Schriftlesungen: Apg 12,1-11 / 2 Tim 4, 6-8.17-18 / Mt 16,13-19
Liebe Mitbrüder im Bischofsamt und im Domkapitel,
liebe Seminargemeinschaft, Schwestern und Brüder im Glauben!
Wenn es ein Fest gibt, das die Herzen römisch-katholischer Christen höher schlagen lässt, dann ist das (neben dem Fronleichnamsfest) das Hochfest der Apostelfürsten Peter und Paul. Man kann das Fest nicht feiern, ohne zugleich an Rom, den Martyriumsort der beiden Apostel, zu denken und natürlich an die Kirche des Papstes, des Nachfolgers des heiligen Petrus: den Petersdom. Er ist so etwas wie das steingewordene Hochfest selbst. Was wir soeben als flüchtige Evangeliumsworte gehört, ist dort in Goldgrund eingelegt: »Tu es Petrus, et super hanc petram aedificabo ecclesiam meam, et portae inferi non praevalebunt ...«
Wenn wir das Hochfest in diesem Jahr begehen, dann ist, so will uns scheinen, die Feierstimmung gedämpft, der Goldglanz irgendwie matt angesichts des Bildes, das die katholische Kirche derzeit in der Öffentlichkeit abgibt. Neueste Umfragen bestätigen uns, dass durch die Diskussionen der letzten Monate ein massiver Ansehensverlust eingetreten ist. Weniger als ein Viertel der Deutschen trauen noch der Kirche zu, in ethischen Fragen Orientierung zu geben.

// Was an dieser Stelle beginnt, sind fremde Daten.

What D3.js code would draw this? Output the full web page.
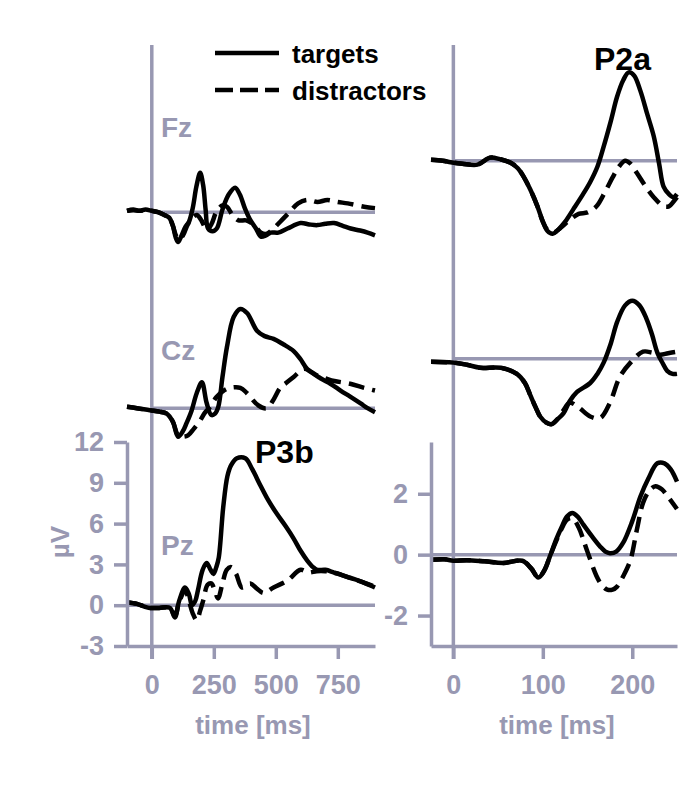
<!DOCTYPE html>
<html>
<head>
<meta charset="utf-8">
<script src="https://cdn.jsdelivr.net/npm/d3@7"></script>
<style>
  body { margin: 0; background: #fff; }
  text { font-family: "Liberation Sans", Arial, sans-serif; font-weight: bold; }
</style>
</head>
<body>
<svg width="685" height="806"></svg>
<script>
// ---- data: [time ms, amplitude uV] ----
var fzLongTargets = [[-100,0.1],[-75,0.2],[-50,0.1],[-25,0.2],[0,0.1],[25,0],[50,-0.2],[70,-0.4],[85,-1.0],[97,-1.9],[106,-2.2],[118,-1.8],[135,-1.1],[150,-0.7],[165,0.3],[180,1.9],[195,2.9],[207,2.0],[217,0.2],[227,-1.2],[245,-1.4],[262,-1.2],[285,0.2],[310,1.3],[336,1.8],[355,1.3],[375,0.3],[395,-0.5],[420,-1.2],[440,-1.8],[460,-1.7],[480,-1.5],[510,-1.5],[547,-1.2],[600,-0.8],[635,-0.9],[668,-0.95],[700,-0.85],[735,-0.8],[770,-1.0],[802,-1.2],[840,-1.35],[870,-1.5],[900,-1.7]];
var fzLongDistractors = [[-100,0.1],[-75,0.15],[-50,0.1],[-25,0.15],[0,0.1],[25,0],[50,-0.2],[70,-0.4],[85,-1.0],[97,-1.7],[110,-2.0],[126,-1.7],[145,-0.9],[167,-0.35],[182,-0.2],[200,-0.6],[222,-1.3],[240,-0.9],[260,0.0],[285,0.5],[303,0.4],[325,-0.2],[350,-0.6],[380,-0.6],[410,-0.9],[440,-1.5],[460,-1.6],[485,-1.3],[518,-0.7],[555,0.0],[590,0.65],[627,0.9],[668,0.75],[708,0.9],[750,0.75],[790,0.65],[856,0.4],[900,0.3]];

var czLongTargets = [[-100,0.1],[-60,0.0],[-8,-0.15],[30,-0.25],[60,-0.4],[85,-1.0],[106,-2.1],[125,-1.7],[140,-1.1],[160,-0.2],[181,1.1],[202,1.9],[221,0.4],[240,-0.5],[255,-0.4],[268,0.1],[285,2.3],[303,4.5],[330,6.7],[357,7.3],[384,7.0],[424,5.7],[455,5.3],[491,5.1],[530,4.7],[572,4.2],[600,3.6],[626,2.9],[680,2.2],[720,1.8],[761,1.3],[800,0.85],[842,0.35],[870,0.0],[900,-0.3]];
var czLongDistractors = [[-100,0.1],[-60,0.0],[-8,-0.15],[30,-0.25],[60,-0.4],[85,-1.0],[106,-2.0],[125,-2.1],[146,-2.0],[170,-1.5],[195,-0.9],[215,-0.3],[235,0.1],[260,0.8],[290,1.3],[316,1.5],[357,1.5],[384,1.1],[430,0.2],[464,0.0],[490,0.6],[518,1.5],[545,1.9],[572,2.3],[613,2.9],[640,2.7],[667,2.4],[700,2.2],[736,2.0],[800,1.8],[856,1.5],[900,1.3]];

var pzLongTargets = [[-100,0.2],[-60,0.1],[-30,-0.1],[-8,-0.2],[30,-0.2],[73,-0.2],[93,-0.9],[110,0.3],[134,1.3],[150,0.8],[162,0.0],[175,0.3],[186,1.1],[205,2.6],[221,3.1],[237,2.6],[249,2.3],[260,2.8],[270,3.5],[288,7.2],[305,9.5],[320,10.3],[343,10.8],[377,10.8],[405,10.0],[438,8.8],[470,7.7],[505,6.7],[540,5.8],[572,4.9],[600,4.0],[626,3.3],[650,2.8],[667,2.6],[700,2.6],[735,2.4],[770,2.2],[802,2.0],[850,1.7],[900,1.3]];
var pzLongDistractors = [[-100,0.2],[-60,0.1],[-30,-0.1],[-8,-0.2],[30,-0.2],[73,-0.2],[93,-0.8],[110,0.2],[134,1.1],[150,0.3],[165,-0.6],[181,-1.1],[195,-0.4],[208,0.4],[225,1.5],[240,1.6],[255,1.0],[267,0.5],[285,1.6],[302,2.6],[320,2.8],[340,2.3],[364,1.3],[397,1.6],[425,1.2],[451,0.9],[491,1.3],[546,1.8],[600,2.6],[632,2.4],[665,2.5],[700,2.5],[735,2.4],[770,2.2],[802,2.0],[850,1.7],[900,1.35]];

var fzShortTargets = [[-25,0.03],[-12,0.0],[-3,-0.05],[10,-0.1],[27,-0.13],[41,0.1],[52,0.05],[64,-0.07],[72,-0.25],[78,-0.5],[86,-0.95],[94,-1.5],[100,-2.0],[105,-2.3],[111,-2.4],[116,-2.3],[125,-2.0],[134,-1.6],[145,-1.1],[153,-0.7],[161,-0.2],[168,0.46],[176,1.3],[183,2.1],[190,2.65],[196,2.9],[202,2.8],[209,2.3],[217,1.5],[224,0.8],[230,-0.1],[235,-0.85],[241,-1.1],[246,-1.2],[250,-1.1]];
var fzShortDistractors = [[-25,0.03],[-12,0.0],[-3,-0.05],[10,-0.1],[27,-0.13],[41,0.1],[52,0.05],[64,-0.07],[72,-0.25],[78,-0.5],[86,-0.95],[94,-1.5],[100,-2.0],[106,-2.3],[113,-2.35],[120,-2.2],[130,-1.95],[140,-1.75],[150,-1.7],[160,-1.5],[170,-1.0],[178,-0.55],[185,-0.2],[192,0.0],[198,-0.1],[205,-0.4],[215,-0.85],[224,-1.2],[235,-1.5],[241,-1.5],[246,-1.35],[250,-1.2]];

var czShortTargets = [[-25,-0.1],[0,-0.13],[15,-0.2],[30,-0.3],[53,-0.3],[71,-0.5],[80,-0.8],[86,-1.2],[92,-1.6],[97,-1.9],[104,-2.1],[110,-2.15],[116,-2.0],[123,-1.8],[130,-1.4],[138,-1.1],[153,-0.8],[161,-0.5],[168,-0.13],[176,0.5],[183,1.2],[192,1.75],[200,1.9],[208,1.75],[216,1.3],[222,0.8],[228,0.2],[234,-0.15],[239,-0.4],[245,-0.5],[250,-0.5]];
var czShortDistractors = [[-25,-0.1],[0,-0.13],[15,-0.2],[30,-0.3],[53,-0.3],[71,-0.5],[80,-0.8],[86,-1.2],[92,-1.6],[97,-1.9],[104,-2.1],[110,-2.15],[116,-2.0],[123,-1.7],[130,-1.45],[140,-1.6],[153,-1.9],[164,-1.95],[175,-1.45],[186,-0.6],[198,-0.13],[212,0.23],[222,0.2],[231,0.13],[240,0.18],[250,0.23]];

var pzShortTargets = [[-25,-0.17],[-10,-0.15],[0,-0.2],[15,-0.18],[35,-0.22],[56,-0.27],[77,-0.2],[87,-0.45],[95,-0.75],[102,-0.5],[108,-0.05],[115,0.5],[121,0.9],[127,1.25],[133,1.37],[139,1.25],[145,1.0],[155,0.6],[164,0.27],[170,0.1],[175,0.05],[182,0.1],[190,0.4],[200,1.1],[209,1.9],[218,2.5],[228,3.0],[236,3.0],[243,2.8],[250,2.4]];
var pzShortDistractors = [[-25,-0.17],[-10,-0.15],[0,-0.2],[15,-0.18],[35,-0.22],[56,-0.27],[77,-0.2],[87,-0.45],[95,-0.75],[102,-0.5],[108,-0.05],[115,0.45],[121,0.85],[127,1.15],[133,1.2],[140,0.9],[149,0.17],[160,-0.7],[166,-1.0],[172,-1.15],[178,-1.15],[183,-1.05],[190,-0.7],[198,-0.17],[205,0.8],[212,1.7],[219,2.1],[226,2.25],[233,2.15],[240,1.9],[250,1.5]];

var longTicksX = [0, 250, 500, 750];
var shortTicksX = [0, 100, 200];
var longTicksY = [-3, 0, 3, 6, 9, 12];
var shortTicksY = [-2, 0, 2];
var legendLabels = ["targets", "distractors"];

// ---- setup ----
var gray = "#9898b2";
var svg = d3.select("svg");

var xLong = d3.scaleLinear().domain([-100, 900]).range([127, 375]);
var yLong = d3.scaleLinear().domain([-3, 12]).range([646, 442]);
var xShort = d3.scaleLinear().domain([-25, 250]).range([431, 677]);
var yShort = d3.scaleLinear().domain([-3, 3.7]).range([646, 442]);

// each row uses the Pz scale shifted up by dy
var columns = [
	{x: xLong, y: yLong, rows: [
		{name: "Fz", dy: -393, labelY: 137, t: fzLongTargets, d: fzLongDistractors},
		{name: "Cz", dy: -197, labelY: 360, t: czLongTargets, d: czLongDistractors},
		{name: "Pz", dy: 0, labelY: 555, t: pzLongTargets, d: pzLongDistractors}]},
	{x: xShort, y: yShort, rows: [
		{dy: -394, t: fzShortTargets, d: fzShortDistractors},
		{dy: -196, t: czShortTargets, d: czShortDistractors},
		{dy: 0, t: pzShortTargets, d: pzShortDistractors}]}
];

columns.forEach(col => {
	var x = col.x, y = col.y;

	// vertical line at stimulus onset
	svg.append("line")
		.attr("x1", x(0)).attr("x2", x(0))
		.attr("y1", 45).attr("y2", y.range()[0] + 13)
		.attr("stroke", gray).attr("stroke-width", 3.5);

	col.rows.forEach(row => {
		if(row.name)
			svg.append("text")
				.attr("x", 161).attr("y", row.labelY)
				.attr("fill", gray).attr("font-size", 28)
				.text(row.name);

		var g = svg.append("g").attr("transform", "translate(0," + row.dy + ")");
		var x0 = row.dy == 0 ? x.range()[0] : x(0);
		g.append("line")
			.attr("x1", x0).attr("x2", x.range()[1])
			.attr("y1", y(0)).attr("y2", y(0))
			.attr("stroke", gray).attr("stroke-width", 3.5);

		var line = d3.line()
			.x(d => x(d[0]))
			.y(d => y(d[1]))
			.curve(d3.curveCatmullRom);

		g.append("path").datum(row.d)
			.attr("d", line)
			.attr("fill", "none").attr("stroke", "#000")
			.attr("stroke-width", 4.5).attr("stroke-dasharray", "16,8");
		g.append("path").datum(row.t)
			.attr("d", line)
			.attr("fill", "none").attr("stroke", "#000")
			.attr("stroke-width", 4.5).attr("stroke-linejoin", "round");
	});
});

// axes
function styleAxis(sel) {
	sel.select(".domain").attr("stroke", gray).attr("stroke-width", 3.5);
	sel.selectAll(".tick line").attr("stroke", gray).attr("stroke-width", 3.5);
	sel.selectAll(".tick text").attr("fill", gray).attr("font-size", 27)
		.attr("font-family", "Liberation Sans, Arial, sans-serif").attr("font-weight", "bold");
}
var fmt = d => String(d);

svg.append("g").attr("transform", "translate(0,646)")
	.call(d3.axisBottom(xLong).tickValues(longTicksX).tickFormat(fmt).tickSize(13).tickSizeOuter(0).tickPadding(16))
	.call(styleAxis);
svg.append("g").attr("transform", "translate(127,0)")
	.call(d3.axisLeft(yLong).tickValues(longTicksY).tickFormat(fmt).tickSize(13).tickSizeOuter(0).tickPadding(10))
	.call(styleAxis);
svg.append("g").attr("transform", "translate(0,646)")
	.call(d3.axisBottom(xShort).tickValues(shortTicksX).tickFormat(fmt).tickSize(13).tickSizeOuter(0).tickPadding(16))
	.call(styleAxis);
svg.append("g").attr("transform", "translate(431,0)")
	.call(d3.axisLeft(yShort).tickValues(shortTicksY).tickFormat(fmt).tickSize(13).tickSizeOuter(0).tickPadding(10))
	.call(styleAxis);

// axis titles
svg.append("text").attr("x", 253).attr("y", 734).attr("text-anchor", "middle")
	.attr("fill", gray).attr("font-size", 26).text("time [ms]");
svg.append("text").attr("x", 557).attr("y", 734).attr("text-anchor", "middle")
	.attr("fill", gray).attr("font-size", 26).text("time [ms]");
svg.append("text").attr("transform", "translate(69,542) rotate(-90)")
	.attr("text-anchor", "middle")
	.attr("fill", gray).attr("font-size", 26).text("µV");

// component labels
svg.append("text").attr("x", 255).attr("y", 463).attr("font-size", 32).text("P3b");
svg.append("text").attr("x", 594).attr("y", 70).attr("font-size", 32).text("P2a");

// legend
legendLabels.forEach((lab, i) => {
	var ly = 53 + i * 37;
	svg.append("line")
		.attr("x1", 215).attr("x2", 279).attr("y1", ly).attr("y2", ly)
		.attr("stroke", "#000").attr("stroke-width", 4.5)
		.attr("stroke-dasharray", i == 0 ? null : "18,7");
	svg.append("text").attr("x", 292).attr("y", ly + 10)
		.attr("font-size", 26).text(lab);
});
</script>
</body>
</html>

Die Kirche und ihre amtlichen Vertreter, vor allem die Bischöfe samt dem Papst, werden vielfach als verdächtige Gestalten eingeschätzt, denen nicht zu trauen ist. Wie ist es sonst zu erklären, dass die belgischen Bischöfe am vergangenen Donnerstag, als sie zu einer Konferenz zusammen waren, neun Stunden von der Staatsanwaltschaft festgehalten, ihre Handys konfisziert und Akten beschlagnahmt wurden? Die belgischen Behörden schreckten in einem beispiellosen Vorgang nicht einmal davor zurück, Löcher in die Grablegen der verstorbenen Erzbischöfe van Roey und Suenens zu bohren und mit Kameras nach vermeintlich verstecktem Beweismaterial für Missbrauchsfälle zu suchen ...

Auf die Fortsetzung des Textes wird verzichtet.